Итак, из этого древнейшего примера можно сделать вывод, что если в молодом парне нет бесстрашной уверенности в своих силах, настойчивости и духовной самостоятельности, ему не помогут никакие папины письма. И наоборот...

Мой начитанный парнишка вовсе не трус, В нем, вероятно, есть задатки хороших качеств. Но он слишком трезв, слишком рассудителен в свои восемнадцать лет. Его интересы слишком практичны, а взгляды слишком утилитарны.

В самом деле, если у папы есть связи, почему бы ими не воспользоваться? Почему бы, скажем, не достичь чего-нибудь распрекрасного без дополнительных усилий?

Это логическое положение таит в себе не менее заманчивую перспективу. Я не склонен утверждать, что именно так вырастают дармоеды. Отнюдь. Все гораздо хуже. Так вырастают бескрылые.

Мы постоянно говорим о романтике, о зовущих далях, о подвигах, о славе и даже о почестях, которые нас ожидают, если мы совершим общественно полезный подвиг. Конечно, в наше кибернетическое время, когда ординарной мечтою становится, как минимум, космический полет, смешно говорить о каких-нибудь менее значительных вещах.
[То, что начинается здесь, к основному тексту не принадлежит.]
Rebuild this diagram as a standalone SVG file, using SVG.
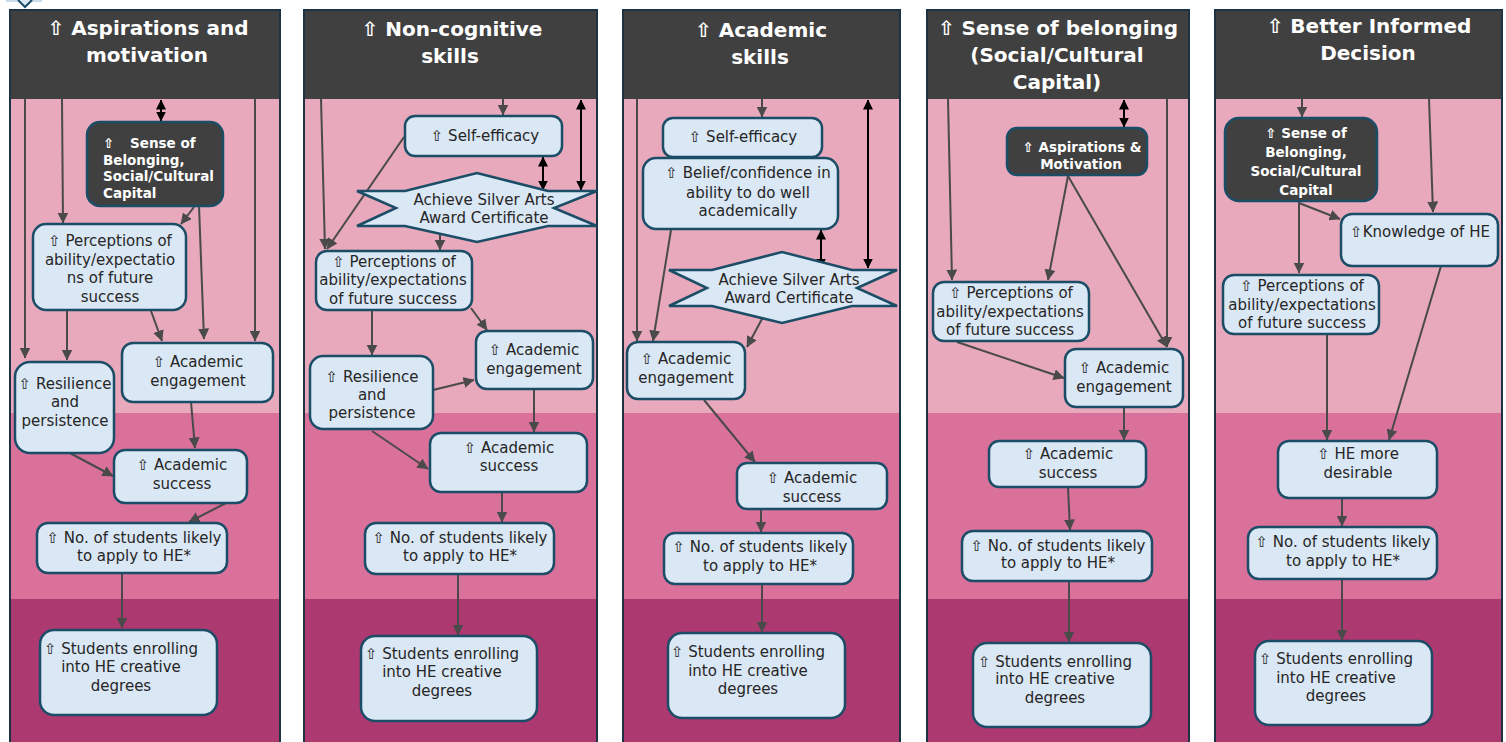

Но романтика — увы! — не обязательно подвиг. Это — совсем другое. Это — просто веселое чувство приподнятости над ординарным потребительским рефлексом. Мне всегда казалось, что это — обычное стремление к необычному.

И начинается это чувство с простого умения — с умения шагнуть через порог. Все равно, через какой — через родительский порог, через порог собственных знаний, через предел своего любопытства, через забор ограниченности или через частокол догмы и канона. И, преодолевая эту преграду, просто нужно никогда не думать о том, «что я буду с этого иметь».

Когда-то один великий летчик пролетел под фермой моста, на котором его ждала любимая женщина. Нашлись люди, которые совершенно справедливо посадили его за это на «губу». Это были хорошие, веселые люди, потому что, сажая его, они все-таки гордились, что у них есть такой необыкновенный мастер.